Gesprek tussen Jhwh en Jona (4:1-11]

De literaire structuur van de perikoop als volgt worden geschematiseerd:

A

Jona’s woede – een ‘groot kwaad’

B

Gods genade en barmhartigheid

C

dood is beter dan leven – is je woede terecht?

D

het loofdak en de wonderboom

E

Jona verheugt zich met grote vreugde

D’

de worm en de oostenwind

C’

dood is beter dan leven – is je woede terecht?

B’

Jona’s bekommernis over de wonderboom

A’

zou Ik niet bekommerd zijn, zo’n grote stad, mensen en dieren…

De scène wordt omlijst door Jona’s woede (A) en Gods bekommernis (A’). Jona’s woede vindt zijn oorzaak in Gods barmhartigheid over Nineve (B); de vraag aan het eind sluit aan bij Jona’s bekommernis over de ricinusplant (B’). Jona’s bekommernis over deze wonderboom wordt vergeleken met Gods bekommernis over de vele onschuldige inwoners van de grote stad (A’). De retorische vraag die daaruit voortvloeit vormt de afsluiting van het verhaal en krijgt daarmee de functie van een eindconclusie.De herhaalde wens van Jona om te mogen sterven en de terugkerende vraag van God: ben je terecht woedend? (C-C’) versterken de tegenstelling tussen Jona’s woede en Gods barmhartigheid. Het opkomen en weer verdorren van de boom (D-D’) vormt een inclusio rond Jona’s grote vreugde over deze boom (E). Deze vreugde – die een scherp contrast vormt met Jona’s woede en doodswens – staat centraal, en niet zonder reden. Want Jona’s vreugde over de wonderboom wordt door God aangegrepen om duidelijk te maken dat zijn woede over de goddelijke barmhartigheid niet terecht is.

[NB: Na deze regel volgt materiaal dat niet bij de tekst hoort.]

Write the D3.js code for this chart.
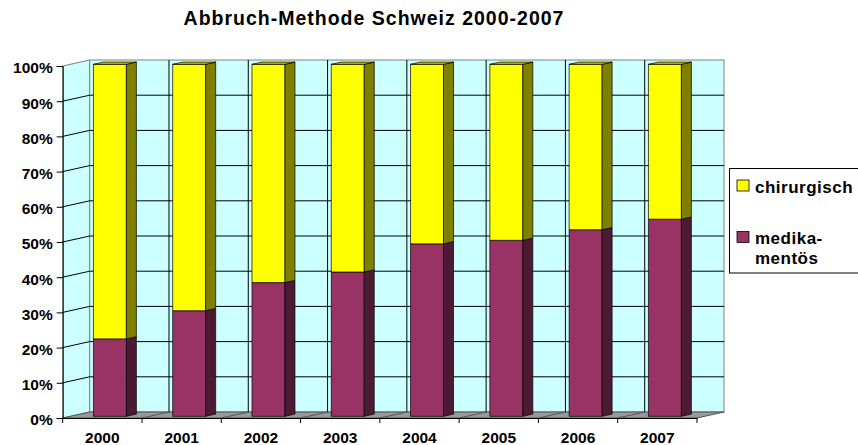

De vraag waarmee het verhaal eindigt blijft daarom niet in het luchtledige hangen, Jona’s vreugde over de wonderboom impliceert het antwoord.

Maar Jona zelf zegt niets meer. Daarmee blijft bij de lezer het beeld achter van de verongelijkte profeet die niet blij zijn met de massale bekering van de stad. De zware kritiek die in dit boekje op Jona wordt afgevuurd geldt echter niet alleen de profeet. Jona, de held van het verhaal, is tegelijk een antiheld. Hij staat model voor de zelfgenoegzame gelovige die het niet verkroppen dat het heil openstaat voor iedereen.